Fiction that good is almost unbearable. Now here’s a sentence, early, still in an establishing mood, from the “The Father Costume”: “If I could choose, I would picture my family stopping for small circles of bread in a safe location by the lake.” The deprivation chamber of that sentence! Why so indecisive (“If I could choose”)? And then, only to “picture,” not in actuality partake of the only shape of bread available—like in Exodus, but with springform pans instead of yeast. Safe? From what? Orienting the narrative toward answering any of these questions would constitute an act of storytelling. Marcus prefers fragments of language-bones, blips of sci-fi without helpful, scrolling preambles. There is no telling if Marcus means to confound, or has an odd way of confessing. The German doctor of “The Dark Arts” says it best: “This first. To understand this. Then, maybe.”

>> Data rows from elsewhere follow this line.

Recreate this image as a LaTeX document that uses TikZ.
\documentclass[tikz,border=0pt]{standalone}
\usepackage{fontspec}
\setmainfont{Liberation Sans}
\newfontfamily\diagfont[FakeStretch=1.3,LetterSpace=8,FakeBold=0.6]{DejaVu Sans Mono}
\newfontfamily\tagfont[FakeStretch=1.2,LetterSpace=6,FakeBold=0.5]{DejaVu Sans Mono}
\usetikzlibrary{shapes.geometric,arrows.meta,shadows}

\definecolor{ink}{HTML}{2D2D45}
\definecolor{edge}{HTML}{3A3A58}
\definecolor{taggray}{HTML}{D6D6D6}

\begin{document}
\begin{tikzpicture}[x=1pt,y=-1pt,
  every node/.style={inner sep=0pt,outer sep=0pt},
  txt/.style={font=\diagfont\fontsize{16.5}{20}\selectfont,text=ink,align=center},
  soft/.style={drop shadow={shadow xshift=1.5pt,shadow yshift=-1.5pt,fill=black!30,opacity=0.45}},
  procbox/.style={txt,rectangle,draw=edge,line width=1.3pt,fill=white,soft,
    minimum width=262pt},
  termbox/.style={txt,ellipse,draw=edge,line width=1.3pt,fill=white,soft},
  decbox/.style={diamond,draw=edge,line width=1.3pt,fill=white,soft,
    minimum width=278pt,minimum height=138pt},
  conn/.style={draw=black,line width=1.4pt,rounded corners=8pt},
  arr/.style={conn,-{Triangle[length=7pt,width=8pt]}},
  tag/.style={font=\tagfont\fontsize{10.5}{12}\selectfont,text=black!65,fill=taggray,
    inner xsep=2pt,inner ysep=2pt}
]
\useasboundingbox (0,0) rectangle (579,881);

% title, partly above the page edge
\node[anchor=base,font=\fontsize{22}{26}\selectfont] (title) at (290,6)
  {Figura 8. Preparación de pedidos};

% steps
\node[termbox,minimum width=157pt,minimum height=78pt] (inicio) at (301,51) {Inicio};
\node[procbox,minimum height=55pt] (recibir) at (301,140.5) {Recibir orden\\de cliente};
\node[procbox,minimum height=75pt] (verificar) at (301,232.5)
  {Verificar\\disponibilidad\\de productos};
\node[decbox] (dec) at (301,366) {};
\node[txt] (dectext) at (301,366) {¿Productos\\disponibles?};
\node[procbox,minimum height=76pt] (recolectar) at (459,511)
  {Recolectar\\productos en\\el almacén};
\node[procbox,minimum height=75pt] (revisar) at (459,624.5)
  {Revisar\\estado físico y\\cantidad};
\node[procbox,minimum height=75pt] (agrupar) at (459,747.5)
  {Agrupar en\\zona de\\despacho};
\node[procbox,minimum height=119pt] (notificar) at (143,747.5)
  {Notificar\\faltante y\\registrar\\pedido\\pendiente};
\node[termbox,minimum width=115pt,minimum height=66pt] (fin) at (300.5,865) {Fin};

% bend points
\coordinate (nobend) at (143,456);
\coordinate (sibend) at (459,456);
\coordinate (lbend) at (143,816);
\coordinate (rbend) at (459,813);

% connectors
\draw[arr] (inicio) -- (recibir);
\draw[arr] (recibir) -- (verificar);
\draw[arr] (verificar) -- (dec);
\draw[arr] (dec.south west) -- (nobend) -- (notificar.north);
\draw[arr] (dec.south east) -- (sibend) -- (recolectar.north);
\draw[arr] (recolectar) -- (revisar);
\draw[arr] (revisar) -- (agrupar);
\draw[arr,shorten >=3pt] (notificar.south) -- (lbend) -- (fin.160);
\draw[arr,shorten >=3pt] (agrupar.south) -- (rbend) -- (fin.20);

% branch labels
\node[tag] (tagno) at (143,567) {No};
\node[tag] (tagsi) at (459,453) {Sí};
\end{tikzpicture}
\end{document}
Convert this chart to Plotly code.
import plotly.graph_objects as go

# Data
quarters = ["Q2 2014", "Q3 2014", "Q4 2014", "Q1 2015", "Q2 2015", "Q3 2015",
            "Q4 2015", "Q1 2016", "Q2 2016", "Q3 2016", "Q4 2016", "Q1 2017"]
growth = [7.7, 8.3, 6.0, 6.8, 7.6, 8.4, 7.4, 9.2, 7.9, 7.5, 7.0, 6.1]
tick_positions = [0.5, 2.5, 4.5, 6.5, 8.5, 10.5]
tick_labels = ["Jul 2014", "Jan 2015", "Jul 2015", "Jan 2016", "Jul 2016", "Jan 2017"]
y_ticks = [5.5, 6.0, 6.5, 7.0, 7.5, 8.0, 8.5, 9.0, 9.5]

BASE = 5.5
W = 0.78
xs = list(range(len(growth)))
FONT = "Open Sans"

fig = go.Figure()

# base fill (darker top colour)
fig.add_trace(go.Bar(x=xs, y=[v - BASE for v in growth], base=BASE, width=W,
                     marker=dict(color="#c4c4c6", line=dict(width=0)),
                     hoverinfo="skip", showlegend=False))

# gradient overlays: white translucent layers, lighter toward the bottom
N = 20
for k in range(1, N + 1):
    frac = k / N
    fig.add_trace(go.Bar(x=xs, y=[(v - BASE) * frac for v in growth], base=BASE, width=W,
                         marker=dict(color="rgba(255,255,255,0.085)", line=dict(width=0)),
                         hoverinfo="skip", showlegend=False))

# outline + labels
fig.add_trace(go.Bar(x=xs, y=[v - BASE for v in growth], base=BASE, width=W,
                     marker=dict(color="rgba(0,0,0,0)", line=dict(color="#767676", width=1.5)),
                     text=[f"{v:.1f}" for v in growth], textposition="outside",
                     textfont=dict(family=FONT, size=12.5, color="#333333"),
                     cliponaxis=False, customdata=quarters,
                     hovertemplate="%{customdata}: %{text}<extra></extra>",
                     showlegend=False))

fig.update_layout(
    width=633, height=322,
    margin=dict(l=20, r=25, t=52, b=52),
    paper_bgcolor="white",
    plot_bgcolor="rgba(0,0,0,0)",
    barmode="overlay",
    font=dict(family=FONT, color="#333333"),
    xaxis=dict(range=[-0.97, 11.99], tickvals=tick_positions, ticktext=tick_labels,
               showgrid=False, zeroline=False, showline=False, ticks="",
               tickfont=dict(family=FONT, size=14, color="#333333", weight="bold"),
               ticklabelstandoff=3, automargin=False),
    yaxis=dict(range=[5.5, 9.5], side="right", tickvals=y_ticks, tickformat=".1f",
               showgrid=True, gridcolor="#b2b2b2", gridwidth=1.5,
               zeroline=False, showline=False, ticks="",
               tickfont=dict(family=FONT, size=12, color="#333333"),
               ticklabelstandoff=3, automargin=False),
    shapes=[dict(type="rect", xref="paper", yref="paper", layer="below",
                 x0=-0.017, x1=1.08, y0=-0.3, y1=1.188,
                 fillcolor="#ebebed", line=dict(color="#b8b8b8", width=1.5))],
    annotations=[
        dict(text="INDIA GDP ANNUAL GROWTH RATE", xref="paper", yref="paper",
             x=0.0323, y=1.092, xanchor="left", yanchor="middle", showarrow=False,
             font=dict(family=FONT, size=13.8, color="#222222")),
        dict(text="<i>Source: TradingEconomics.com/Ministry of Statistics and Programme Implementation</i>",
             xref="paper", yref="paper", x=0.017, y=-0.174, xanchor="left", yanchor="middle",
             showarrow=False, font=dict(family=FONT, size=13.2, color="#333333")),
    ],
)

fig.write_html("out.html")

The Wyatt Mason quote we began with refers to the late David Foster Wallace[1]. Often classified experimentalist (if so, many of his experiments were with realism), Wallace was late in his career a leading rhetorician of some new sensibility. Neglecting to mention his own fiction’s notorious difficulty, Wallace advocated for an openness to the reader, writing that was “morally passionate, passionately moral.” It was, however, Mason’s sense that Wallace’s writing was meant to challenge, that it was a pleasure born of uncompromising high-art prickliness (or outright defensiveness—You don’t have to play). Let us be clear: this is not an actual paradox. In the representation of life as it is—what we, for some reason, value as art—there has never been and never will be a way to just go ahead and do it. Getting the deeply, subjectively communicative onto the page is going to be just a little fraught; it will be easier said than done to get the power of words into words.
Does it make more sense to speak of a talent for storytelling, or the determination to enact it? Does Marcus frame the question? Between realism and experiment, there are lots of planted flags of argument. Unfortunately, the received concepts of “storytelling,” and beautiful “language,” falsely polarize the situation.
In these stories, Marcus’s language is bristling, it is darting, it neurotically extracts an ingrown hair; and it’s honest—envious, despondent, sexual. There is no particular lack of action, or character. If fiction—ambitious, sincere—should collapse the distinction between art and narrative, it will do so with a concept of reader. As a reader, I’ve had the sense of being anticipated, spoken to; I would also testify to reading as a continuous experience. Perhaps then we should retire our blushing admissions to liking a good story; we should even retire our discernment of good language. Fiction should be lovely and on the move. It should be spinning-gear-like and revelatory. It should be said emphatically of so much fiction: No one has to play. But if we’re readers, and we’re quiet, can we have the ball, please?